Dialectic Deduction, (or the metaphysical dynamic)
- edboait
- Jun 8, 2020
- 2 min read
This argument is central to my philosophical thesis, but I have avoided writing it as I am still trying to figure out the fundamentals. What I have so far, it is the notion that experience is both mind and matter, that it is impossible to use induction to achieve knowledge of the whole. All our beliefs that come from experience are a merger of body and mind. However the starting point of understanding should be with the universal, for me the universal is also a duality, but they are separate. Pure mind and pure matter cannot be experienced by the human mind, they are purely speculative, this is where we need to start our principles of reason, from God and the Void. We can start by giving them opposing properties, God is creative and the Void is destructive, the Void is dividing and God is unifying. For me, it comes down to opposing causes and opposing powers, but i am still working on what I mean by opposing powers.
It was in hospital, during a major psychotic episode that I discovered my duality, I was trying to discover the nature of a perfect deduction. I realized that there is both 'many to one', and 'one to many', there had to be two sides to the deduction, I had been thinking of something similar but then it really shone on me. Many to one, is quite a simple object of freedom, you start with many options and then you choose one. The, one to many, was a tougher concept and I'm still working on it, the notion I am thinking about is that physically we are all made from the same material. Sub-atomic structures are one thing that makes the many, going from one to many. How I turn these notions into power I don't know, but I think freedom and necessity are important, they have always been in the middle of my thinking.
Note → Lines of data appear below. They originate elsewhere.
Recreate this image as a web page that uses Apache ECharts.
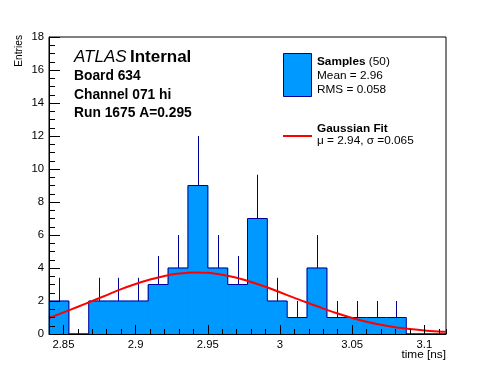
<!DOCTYPE html>
<html><head><meta charset="utf-8">
<script src="https://cdn.jsdelivr.net/npm/echarts@6/dist/echarts.min.js"></script>
<style>html,body{margin:0;padding:0;background:#fff}#c{width:496px;height:372px}</style>
</head><body><div id="c"></div>
<script>
// Histogram: 20 bins from 2.84 to 3.115
const binLow = 2.84;
const binWidth = 0.01375;
const counts = [2,0,2,2,2,3,4,9,4,3,7,2,1,4,1,1,1,1,0,0];
const errors = [1.41,0,1.41,1.41,1.41,1.73,2,3,2,1.73,2.65,1.41,1,2,1,1,1,1,0,0];
// Gaussian fit curve
const fitX = [2.84,2.85,2.86,2.87,2.88,2.89,2.90,2.91,2.92,2.93,2.94,2.95,2.96,2.97,2.98,2.99,3.00,3.01,3.02,3.03,3.04,3.05,3.06,3.07,3.08,3.09,3.10,3.11,3.115];
const fitY = [0.97,1.31,1.65,2.00,2.36,2.72,3.03,3.30,3.52,3.66,3.73,3.71,3.59,3.41,3.15,2.86,2.53,2.19,1.86,1.54,1.24,0.97,0.74,0.56,0.41,0.30,0.21,0.15,0.13];
const xTickLabels = ['2.85','2.9','2.95','3','3.05','3.1'];
const yTickLabels = ['0','2','4','6','8','10','12','14','16','18'];
const infoLines = ['Board 634','Channel 071 hi','Run 1675 A=0.295'];
const legendStats = ['Mean = 2.96','RMS = 0.058'];
const fitLabel = 'μ = 2.94, σ =0.065';

const FONT = '"Liberation Sans", Arial, Helvetica, sans-serif';
const NAVY = '#000099';
const FILL = '#0099ff';

const barData = counts.map((c,i)=>[binLow+i*binWidth, binLow+(i+1)*binWidth, c]);
const errData = counts.map((c,i)=>[binLow+(i+0.5)*binWidth, c, errors[i]]);
const outline = [];
counts.forEach((c,i)=>{ outline.push([binLow+i*binWidth, c]); outline.push([binLow+(i+1)*binWidth, c]); });
const fitData = fitX.map((x,i)=>[x, fitY[i]]);

const chart = echarts.init(document.getElementById('c'), null, {renderer:'canvas'});
const common = {type:'value', min:2.84, max:3.115, splitLine:{show:false}, z:10};
chart.setOption({
  animation:false,
  backgroundColor:'#fff',
  grid:{left:49, right:50, top:37, bottom:38, show:true, borderColor:'#000', borderWidth:1, backgroundColor:'#fff'},
  xAxis:[
    Object.assign({}, common, {
      splitNumber:5,
      axisLine:{show:true, lineStyle:{color:'#000', width:1}},
      axisTick:{show:true, inside:true, length:9, lineStyle:{color:'#000'}},
      axisLabel:{show:true, margin:5, color:'#000', fontSize:11.3, fontFamily:FONT,
        showMinLabel:false, showMaxLabel:false,
        formatter:v=>{ const s = String(+v.toFixed(3)); return xTickLabels.indexOf(s)>=0 ? s : ''; }}
    }),
    Object.assign({}, common, {
      interval:0.01, position:'bottom',
      axisLine:{show:false},
      axisTick:{show:true, inside:true, length:5, lineStyle:{color:'#000'}},
      axisLabel:{show:false}
    })
  ],
  yAxis:{type:'value', min:0, max:18, interval:2, splitLine:{show:false}, z:10,
    axisLine:{show:true, lineStyle:{color:'#000'}},
    axisTick:{show:true, inside:true, length:11, lineStyle:{color:'#000'}},
    minorTick:{show:true, splitNumber:4, length:6, lineStyle:{color:'#000'}},
    axisLabel:{margin:5, color:'#000', fontSize:11.3, fontFamily:FONT,
      formatter:v=>yTickLabels[Math.round(v/2)]}
  },
  series:[
    {type:'custom', name:'err', data:errData, encode:{x:0,y:1}, z:2,
      renderItem:(p,api)=>{
        const e = api.value(2); if(!e) return;
        const a = api.coord([api.value(0), api.value(1)-e]);
        const b = api.coord([api.value(0), api.value(1)+e]);
        return {type:'line', shape:{x1:Math.round(a[0])+0.5,y1:a[1],x2:Math.round(b[0])+0.5,y2:b[1]}, style:{stroke:NAVY, lineWidth:1}};
      }},
    {type:'custom', name:'bars', data:barData, encode:{x:[0,1],y:2}, z:3,
      renderItem:(p,api)=>{
        const c = api.value(2); if(!c) return;
        const a = api.coord([api.value(0), c]);
        const b = api.coord([api.value(1), 0]);
        const x0 = Math.round(a[0]), x1 = Math.round(b[0]);
        const y0 = Math.round(a[1]), y1 = Math.round(b[1]);
        return {type:'rect', shape:{x:x0, y:y0, width:x1-x0, height:y1-y0}, style:{fill:FILL, stroke:FILL, lineWidth:0.6}};
      }},
    {type:'line', name:'outline', data:outline, showSymbol:false, symbol:'none',
      lineStyle:{color:NAVY, width:1}, z:4},
    {type:'line', name:'fit', data:fitData, showSymbol:false, symbol:'none', smooth:0.3,
      lineStyle:{color:'#ff0000', width:2}, z:5}
  ],
  graphic:[
    {type:'text', x:19, y:35, rotation:Math.PI/2, style:{text:'Entries', font:'10.2px '+FONT, fill:'#000', align:'right', verticalAlign:'middle'}},
    {type:'text', x:446, y:355, style:{text:'time [ns]', font:'11.8px '+FONT, fill:'#000', align:'right', verticalAlign:'middle'}},
    {type:'text', x:74, y:57.5, style:{text:'{a|ATLAS} {b|Internal}', verticalAlign:'middle', fill:'#000',
      rich:{a:{fontStyle:'italic', fontSize:17, fontFamily:FONT, fill:'#000'}, b:{fontWeight:'bold', fontSize:17, fontFamily:FONT, fill:'#000'}}}},
    {type:'text', x:74, y:76.5, style:{text:infoLines[0], font:'bold 13.8px '+FONT, fill:'#000', verticalAlign:'middle'}},
    {type:'text', x:74, y:95, style:{text:infoLines[1], font:'bold 13.8px '+FONT, fill:'#000', verticalAlign:'middle'}},
    {type:'text', x:74, y:113.5, style:{text:infoLines[2], font:'bold 13.8px '+FONT, fill:'#000', verticalAlign:'middle'}},
    {type:'rect', shape:{x:283.5, y:53.5, width:28, height:43}, style:{fill:FILL, stroke:NAVY, lineWidth:1}},
    {type:'text', x:317, y:61.8, style:{text:'{b|Samples} {n|(50)}', verticalAlign:'middle', fill:'#000',
      rich:{b:{fontWeight:'bold', fontSize:11.8, fontFamily:FONT, fill:'#000'}, n:{fontSize:11.8, fontFamily:FONT, fill:'#000'}}}},
    {type:'text', x:317, y:76.2, style:{text:legendStats[0], font:'11.8px '+FONT, fill:'#000', verticalAlign:'middle'}},
    {type:'text', x:317, y:89.5, style:{text:legendStats[1], font:'11.8px '+FONT, fill:'#000', verticalAlign:'middle'}},
    {type:'line', shape:{x1:283, y1:136, x2:312, y2:136}, style:{stroke:'#ff0000', lineWidth:2}},
    {type:'text', x:317, y:128.4, style:{text:'Gaussian Fit', font:'bold 11.8px '+FONT, fill:'#000', verticalAlign:'middle'}},
    {type:'text', x:317, y:141.2, style:{text:fitLabel, font:'11.8px '+FONT, fill:'#000', verticalAlign:'middle'}}
  ]
});
</script></body></html>
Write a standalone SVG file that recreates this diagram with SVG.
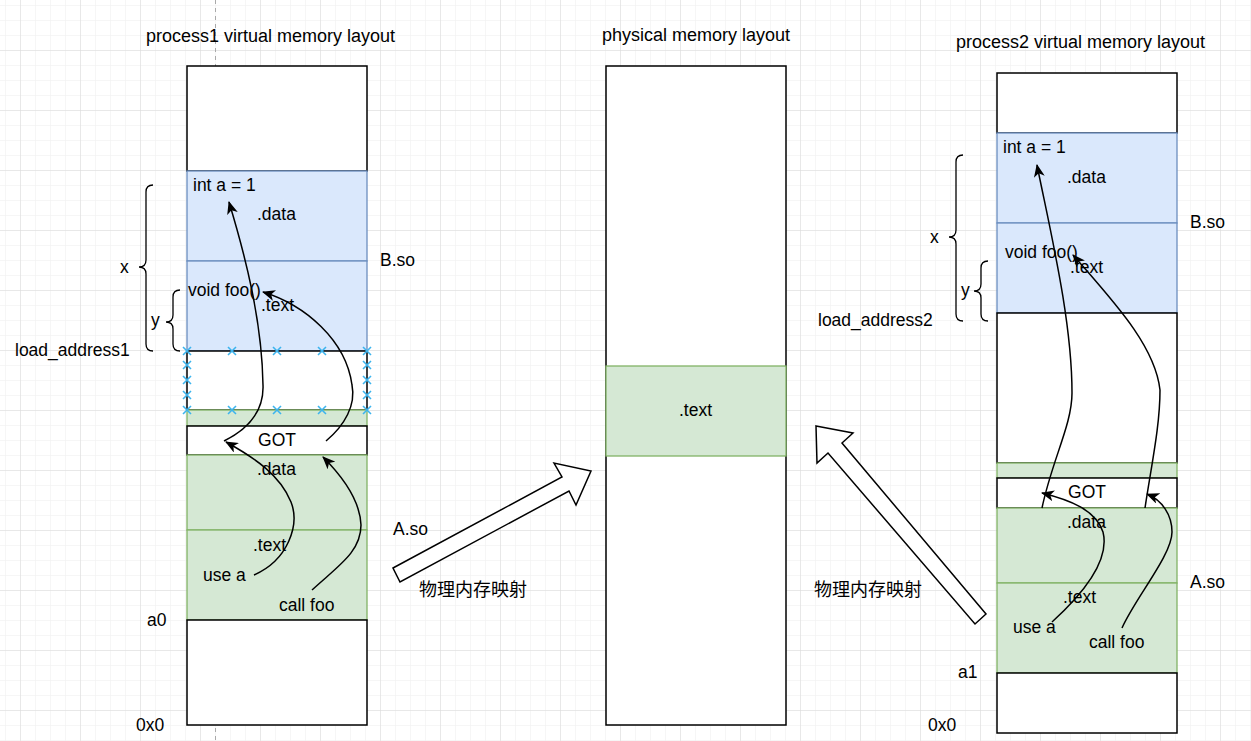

In Kant's 'transcendental dialectic' there is one that stands out for me, are we created by something simple or something complex? I believe knowing why we are as we are is an extremely complex process, but once a theory has been established then it become simple. My theory starts with God and the Void but the aim of the reason is to discover yourself in the eternal. To go from the most universal to finding where you belong and to what you belong. We start with just God and the Void, the next step is to question, what effect does mind have on matter and matter on to mind? Once there is knowledge of the opposing effects then you look at what there is inside your own consciousness. What does God feel like to you? How effective are your beliefs about such and such? All these questions will now have a mode for answering, because the understanding has a grip on the opposing powers of creation and destruction. Once there is a clear line between the universal and the individual, judgement of value will have a scientific precision.